I Would (Not)

There’s things I’ve said I’d not want, or never do, or never be, and saw such things as negative, and nonetheless I’ve ended up wanting, doing, or becoming many of them.

‘I’d never study at ____ , such an shallow place’
‘I’d never stop talking with ____ , it means a lot to me’
‘I’d never put ____ before ____ , its a matter of principles’
‘I’d never want to learn about ____ , or stuff related to it’
‘I’d never become like ____ , it gets on my nerves’
‘I’d never dedicate myself to ____, such an meaningless way of life’
‘I’d never like anyone that isn’t ____

And many others mental statements like that…

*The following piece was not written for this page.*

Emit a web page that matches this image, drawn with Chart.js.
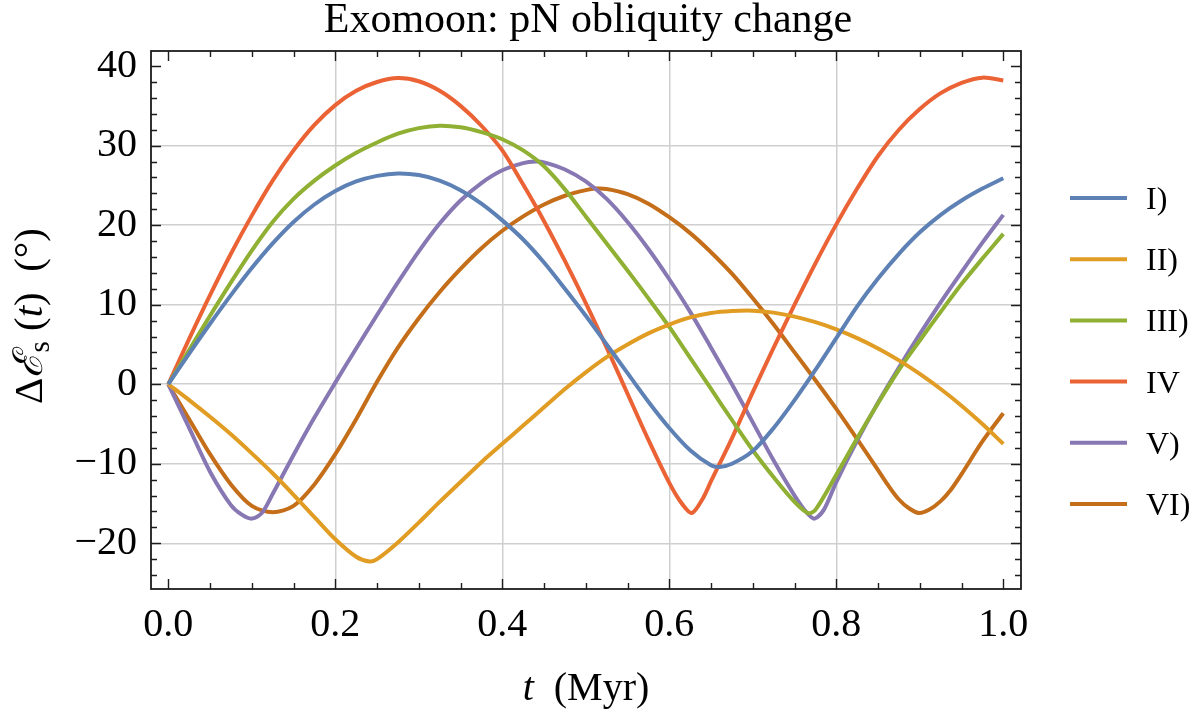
<!DOCTYPE html>
<html>
<head>
<meta charset="utf-8">
<script src="https://cdn.jsdelivr.net/npm/chart.js@4.4.1/dist/chart.umd.min.js"></script>
<style>
  html, body { margin: 0; padding: 0; background: #fff; }
  #wrap { width: 1200px; height: 717px; }
</style>
</head>
<body>
<div id="wrap"><canvas id="obliquityChart" width="1200" height="717"></canvas></div>
<script>
// series names and colours
const seriesNames = ['I)', 'II)', 'III)', 'IV', 'V)', 'VI)'];
const seriesColors = ['#5E81B5', '#E19C24', '#8FB032', '#EB6235', '#8778B3', '#C56E1A'];

// t (Myr) and obliquity change (deg) for each case
const tI = [0, 0.025, 0.05, 0.075, 0.1, 0.125, 0.15, 0.175, 0.2, 0.225, 0.25, 0.275, 0.3, 0.325, 0.35, 0.375, 0.4, 0.425, 0.45, 0.475, 0.5, 0.525, 0.55, 0.575, 0.6, 0.625, 0.65, 0.66, 0.675, 0.7, 0.725, 0.75, 0.775, 0.8, 0.825, 0.85, 0.875, 0.9, 0.925, 0.95, 0.975, 1.0];
const yI = [0, 3.85, 7.6, 11.2, 14.6, 17.7, 20.4, 22.6, 24.3, 25.5, 26.2, 26.5, 26.3, 25.6, 24.4, 22.7, 20.6, 18.2, 15.3, 12.0, 8.6, 5.0, 1.4, -2.2, -5.5, -8.3, -10.2, -10.4, -10.0, -8.4, -5.5, -2.0, 1.8, 5.8, 9.8, 13.3, 16.4, 19.1, 21.3, 23.1, 24.6, 25.9];

const tII = [0, 0.025, 0.05, 0.075, 0.1, 0.125, 0.15, 0.175, 0.2, 0.225, 0.241, 0.25, 0.275, 0.3, 0.325, 0.35, 0.375, 0.4, 0.425, 0.45, 0.475, 0.5, 0.525, 0.55, 0.575, 0.6, 0.625, 0.65, 0.675, 0.7, 0.725, 0.75, 0.775, 0.8, 0.825, 0.85, 0.875, 0.9, 0.925, 0.95, 0.975, 1.0];
const yII = [0, -2.0, -4.1, -6.3, -8.7, -11.2, -13.9, -16.7, -19.5, -21.7, -22.3, -22.0, -19.9, -17.4, -14.8, -12.3, -9.8, -7.5, -5.2, -2.9, -0.6, 1.5, 3.4, 5.0, 6.4, 7.5, 8.4, 8.95, 9.2, 9.25, 9.0, 8.5, 7.8, 6.9, 5.8, 4.5, 3.0, 1.3, -0.6, -2.7, -5.0, -7.5];

const tIII = [0, 0.025, 0.05, 0.075, 0.1, 0.125, 0.15, 0.175, 0.2, 0.225, 0.25, 0.275, 0.3, 0.325, 0.35, 0.375, 0.4, 0.425, 0.45, 0.475, 0.5, 0.525, 0.55, 0.575, 0.6, 0.625, 0.65, 0.675, 0.7, 0.725, 0.75, 0.766, 0.775, 0.8, 0.825, 0.85, 0.875, 0.9, 0.925, 0.95, 0.975, 1.0];
const yIII = [0, 4.3, 8.6, 12.8, 16.8, 20.4, 23.3, 25.6, 27.5, 29.1, 30.4, 31.5, 32.2, 32.5, 32.3, 31.7, 30.8, 29.4, 27.4, 24.5, 21.1, 17.7, 14.3, 10.8, 7.2, 3.3, -0.6, -4.5, -8.3, -11.7, -14.8, -16.2, -15.8, -11.4, -6.8, -2.4, 1.8, 5.5, 9.1, 12.6, 15.8, 18.9];

const tIV = [0, 0.025, 0.05, 0.075, 0.1, 0.125, 0.15, 0.175, 0.2, 0.225, 0.25, 0.275, 0.3, 0.325, 0.35, 0.375, 0.4, 0.425, 0.45, 0.475, 0.5, 0.525, 0.55, 0.575, 0.6, 0.615, 0.627, 0.64, 0.65, 0.675, 0.7, 0.725, 0.75, 0.775, 0.8, 0.825, 0.85, 0.875, 0.9, 0.925, 0.95, 0.975, 1.0];
const yIV = [0, 5.7, 11.2, 16.4, 21.2, 25.6, 29.4, 32.6, 35.1, 36.9, 38.0, 38.5, 38.1, 36.9, 35.0, 32.5, 29.4, 25.1, 20.5, 15.5, 10.2, 4.6, -1.2, -7.0, -12.4, -15.0, -16.2, -14.4, -12.2, -6.8, -1.0, 4.6, 10.0, 15.2, 20.1, 24.6, 28.7, 32.0, 34.6, 36.6, 37.9, 38.55, 38.2];

const tV = [0, 0.025, 0.05, 0.075, 0.088, 0.1, 0.112, 0.125, 0.15, 0.175, 0.2, 0.225, 0.25, 0.275, 0.3, 0.325, 0.35, 0.375, 0.4, 0.425, 0.44, 0.45, 0.475, 0.5, 0.525, 0.55, 0.575, 0.6, 0.625, 0.65, 0.675, 0.7, 0.725, 0.75, 0.765, 0.774, 0.785, 0.8, 0.825, 0.85, 0.875, 0.9, 0.925, 0.95, 0.975, 1.0];
const yV = [0, -5.5, -11.0, -15.2, -16.4, -16.9, -16.2, -13.8, -8.9, -4.2, 0.2, 4.5, 8.7, 12.8, 16.7, 20.2, 23.1, 25.3, 26.9, 27.8, 28.0, 27.9, 27.0, 25.5, 23.3, 20.4, 17.0, 13.2, 9.1, 4.6, 0.0, -4.8, -9.6, -14.0, -16.2, -16.9, -15.8, -12.3, -7.1, -2.3, 2.1, 6.3, 10.3, 14.1, 17.8, 21.3];

const tVI = [0, 0.025, 0.05, 0.075, 0.1, 0.125, 0.15, 0.175, 0.2, 0.225, 0.25, 0.275, 0.3, 0.325, 0.35, 0.375, 0.4, 0.425, 0.45, 0.475, 0.5, 0.512, 0.525, 0.55, 0.575, 0.6, 0.625, 0.65, 0.675, 0.7, 0.725, 0.75, 0.775, 0.8, 0.825, 0.85, 0.862, 0.875, 0.887, 0.899, 0.911, 0.925, 0.937, 0.95, 0.975, 1.0];
const yVI = [0, -4.4, -8.8, -12.6, -15.3, -16.1, -15.3, -12.6, -8.8, -4.4, 0.3, 4.6, 8.3, 11.6, 14.5, 17.1, 19.3, 21.1, 22.6, 23.7, 24.4, 24.6, 24.55, 23.9, 22.7, 21.0, 19.0, 16.6, 13.9, 10.8, 7.5, 4.0, 0.5, -3.1, -6.9, -10.8, -12.7, -14.5, -15.6, -16.2, -15.8, -14.7, -13.3, -11.3, -7.2, -3.65];

const seriesT = [tI, tII, tIII, tIV, tV, tVI];
const seriesY = [yI, yII, yIII, yIV, yV, yVI];

// axis ticks
const xTicks = [0, 0.2, 0.4, 0.6, 0.8, 1.0];
const yTicks = [-20, -10, 0, 10, 20, 30, 40];

const SERIF = "'Liberation Serif', 'Times New Roman', 'DejaVu Serif', serif";

// draw a row of text pieces with different fonts, centred on x
function drawRuns(ctx, runs, x, y) {
    let total = 0;
    runs.forEach(r => { ctx.font = r.font; r.w = ctx.measureText(r.text).width; total += r.w; });
    let cx = x - total / 2;
    runs.forEach(r => {
        ctx.font = r.font;
        ctx.fillText(r.text, cx, y + (r.dy || 0));
        cx += r.w;
    });
}

// frame, inward ticks, titles and legend
const decorPlugin = {
    id: 'decor',
    afterDatasetsDraw(chart) {
        const { ctx, chartArea: a, scales: { x, y } } = chart;
        ctx.save();
        ctx.strokeStyle = '#1c1c1c';
        ctx.lineWidth = 1.4;
        ctx.beginPath();
        for (let i = 0; i <= 20; i++) {
            const px = Math.round(x.getPixelForValue(i * 0.05)) + 0.5;
            const len = i % 4 === 0 ? 10 : 6;
            ctx.moveTo(px, a.bottom); ctx.lineTo(px, a.bottom - len);
            ctx.moveTo(px, a.top); ctx.lineTo(px, a.top + len);
        }
        for (let v = -24; v <= 40; v += 2) {
            const py = Math.round(y.getPixelForValue(v)) + 0.5;
            const len = v % 10 === 0 ? 10 : 6;
            ctx.moveTo(a.left, py); ctx.lineTo(a.left + len, py);
            ctx.moveTo(a.right, py); ctx.lineTo(a.right - len, py);
        }
        ctx.stroke();
        ctx.lineWidth = 1.8;
        ctx.strokeRect(a.left, a.top, a.right - a.left, a.bottom - a.top);
        ctx.restore();
    },
    afterDraw(chart) {
        const { ctx, chartArea: a } = chart;
        const midX = (a.left + a.right) / 2;
        ctx.save();
        ctx.fillStyle = '#000';
        ctx.textBaseline = 'alphabetic';
        ctx.textAlign = 'left';

        // title
        drawRuns(ctx, [{ text: 'Exomoon: pN obliquity change', font: '42px ' + SERIF }], midX + 2, 32);

        // x axis title
        drawRuns(ctx, [
            { text: 't', font: 'italic 40px ' + SERIF },
            { text: '  (Myr)', font: '40px ' + SERIF }
        ], midX, 700);

        // y axis title
        ctx.save();
        ctx.translate(42, 316);
        ctx.rotate(-Math.PI / 2);
        drawRuns(ctx, [
            { text: 'Δ', font: '41px ' + SERIF },
            { text: 'ℰ', font: 'italic 41px ' + SERIF },
            { text: 's', font: '29px ' + SERIF, dy: 7 },
            { text: ' (', font: '41px ' + SERIF },
            { text: 't', font: 'italic 41px ' + SERIF },
            { text: ')  (°)', font: '41px ' + SERIF }
        ], 0, 0);
        ctx.restore();

        // legend
        chart.data.datasets.forEach((ds, i) => {
            const ly = 198 + i * 61.2;
            ctx.strokeStyle = ds.borderColor;
            ctx.lineWidth = 4;
            ctx.beginPath();
            ctx.moveTo(1070, ly);
            ctx.lineTo(1127, ly);
            ctx.stroke();
            ctx.font = '32px ' + SERIF;
            ctx.fillText(ds.label, 1146, ly + 11);
        });
        ctx.restore();
    }
};

const datasets = seriesNames.map((name, i) => ({
    label: name,
    data: seriesT[i].map((t, j) => ({ x: t, y: seriesY[i][j] })),
    borderColor: seriesColors[i],
    backgroundColor: seriesColors[i],
    borderWidth: 4,
    pointRadius: 0,
    tension: 0.3,
    fill: false
}));

const ctx = document.getElementById('obliquityChart').getContext('2d');
new Chart(ctx, {
    type: 'line',
    data: { datasets: datasets },
    options: {
        responsive: false,
        animation: false,
        devicePixelRatio: 1,
        layout: { padding: { left: 0, top: 51, right: 179, bottom: 0 } },
        plugins: {
            legend: { display: false },
            tooltip: { enabled: false },
            title: { display: false }
        },
        scales: {
            x: {
                type: 'linear',
                min: -0.0207,
                max: 1.0212,
                afterFit: s => { s.height = 128; },
                afterBuildTicks: s => { s.ticks = xTicks.map(v => ({ value: v })); },
                border: { display: false },
                grid: {
                    drawTicks: false,
                    lineWidth: 1.5,
                    color: c => (c.tick && c.tick.value > 0.01 && c.tick.value < 0.99) ? '#cfcfcf' : 'rgba(0,0,0,0)'
                },
                ticks: {
                    padding: 12,
                    color: '#000',
                    font: { family: SERIF, size: 40 },
                    callback: v => v.toFixed(1)
                }
            },
            y: {
                type: 'linear',
                min: -25.75,
                max: 41.9,
                afterFit: s => { s.width = 151; },
                afterBuildTicks: s => { s.ticks = yTicks.map(v => ({ value: v })); },
                border: { display: false },
                grid: {
                    drawTicks: false,
                    lineWidth: 1.5,
                    color: c => (c.tick && c.tick.value < 35) ? '#cfcfcf' : 'rgba(0,0,0,0)'
                },
                ticks: {
                    padding: 14,
                    color: '#000',
                    font: { family: SERIF, size: 40 },
                    callback: v => String(v).replace('-', '\u2212')
                }
            }
        }
    },
    plugins: [decorPlugin]
});
</script>
</body>
</html>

Then there’s the things I’ve wanted to pursue, or thought to myself that I must want, do, or become, which are the things I ended up myself achieving the less, or not at all. For some reason it was apparently more probable for me to get to do something I say I must not do, or rather not do, than getting to something I say I must do or I want to do.

Then I came to the realization that some of the things I’ve said ‘not’ to do before, were part of how I really was, or am, things I had forgotten that were part of what defined myself, but no matter how much I tried fighting against them, I’d end up drawn back to them.

Such thoughts, lifestyles, ways of acting and doing things, that were the most like myself, started being eroded away by some external pressures (such as being labeled an outcast, and also the fear of not living up to the expectations many people has in myself), some stupid or broken moral or social imperatives (like, you must be this way if you ever want to amount to anything), and some stupid desire of wanting to live the lives of others and not my own (as in, trying to live, act and work the way the people I admired lived, acted and worked, because I thought that by doing so I’d achieve the success for which I admired them, that it would be easier following their trail, rather than making my own path).

But then I’d always find really hard to adapt myself to such things I and mistakenly saw as good, then feeling bad because of such failed attempts, and then being drawn back with an inmense force to the things I mistakenly saw as bad, but weren’t bad, just were the things most like me, that I forced myself to see as bad just trying to fit in, live up to the expectations of others, and living the lives of others.

The solution of these issues can come down to, trying to ignore the most obnoxious broken moral or social imperatives (self-fulfillment, at the cost of possibly not being what others and society defines as good, or acceptable), trying to be and live with who you are (not shaping your life to the lives of others, their ideas of success or what they perceive as good or acceptable), and not trying to be and live up to what others want you to be and live up to (not shaping your life according to the pressure coming from their expectations, living up to what you, and not others, want of yourself).